Hot food and friendly faces:

            Consider if this is a man,

            Who works in the mud

            Who does not know peace

            And who fights for a scrap of bread

            Who dies because of yes or a no.

            Consider if this is a woman,

            Without hair and without name

            With no more strength to remember

            Her eyes empty and her womb cold

            Like a frog in winter.

Meditate that this came about:

I commend these words to you.

Carve them in your hearts

At home, in the street,

Going to bed, rising;

Repeat them to your children.

Or may your house fall apart,

May illness impede you,

May your children turn their faces from you.

Loving your neighbour

Primo Levi links the Shema – that is centred on loving God with all one’s being – with loving one’s neighbour. We know someone else who did that, don’t we? He called them the first and second commandments (Mark 12:28-34). Primo Levi’s poem says how can you say that you love the Lord your God while your brother and sister are experiencing such horrific treatment? Something else that Jesus would agree with: “As you did to the least of these…”

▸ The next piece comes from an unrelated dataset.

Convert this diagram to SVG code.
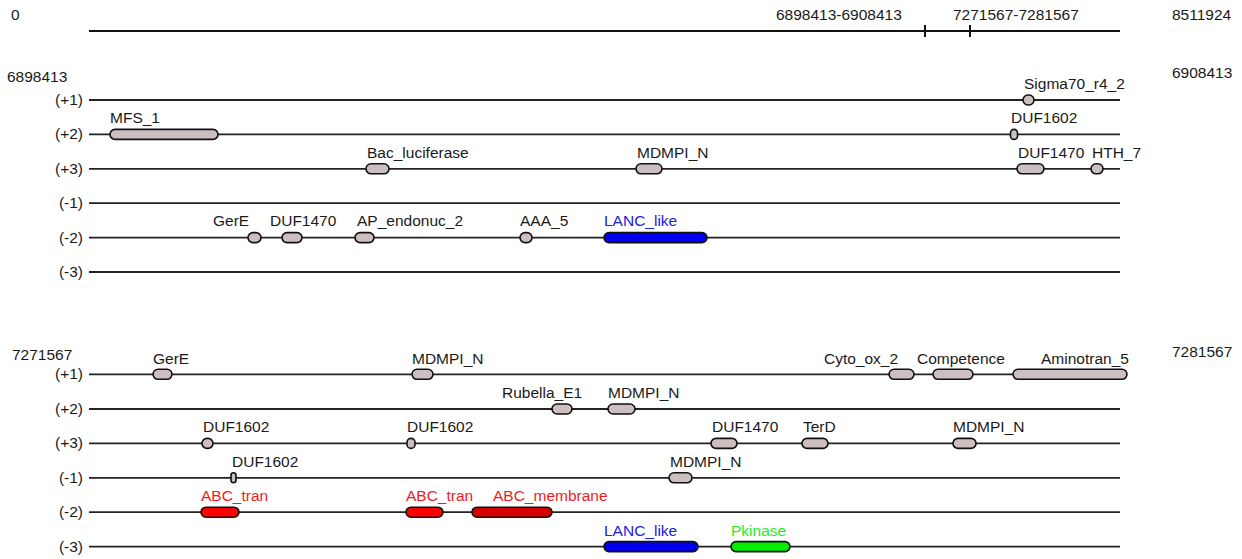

If the Holocaust seems a long time away then this is more recent piece written by Kathleen Norris: 

‘There were grace notes in the unspeakably evil acts of September 11, 2001. No one phoned out of those buildings in hatred or revenge. Instead, the calls and e-mails were an affirmation of life and love: “I love you; take care of yourself”, “I love you and the kids. God bless you and good-bye”, or simply: “You’ve been a good friend”. 

If the terrorists’ intent was to destroy us, they failed miserably. And we succeeded in finding a measure of grace. A more unified country, at least for a time. No riots, no panicked runs on banks. We were a more thoughtful people, if only briefly. We enjoyed the grace of a week without the usual bombardment of advertisements, a week without celebrity trivia. Now that we’ve gone back to worrying about what Ben Affleck eats for breakfast and what Jenifer Lopez is wearing, or not wearing, we might recall the seriousness to which we were called on Sept 11 and find something meaningful there’.

Dignity

True love of God then, true worship, demands that we stand where God stands and challenge any behaviour which denies dignity to people – people in all places and in all times. Hear O Israel, yes. But hear O world. Hear every last man and woman of us here in Four Lane Ends today.

And I wonder if, in the end, “You shall love the Lord your God” becomes less of a command and more of a promise. Despite all the horrors and losses, all the grief and disappointment, we will come to love God at last – as from the first God has loved us. And, in loving God, we will come at last to love each other too. Amen

“The Shema and worship” was delivered by Ian Banks at Four Lane Ends Congregational church on the afternoon of Sunday October 24th 2021. It’s based on Deuteronomy 6:4-9.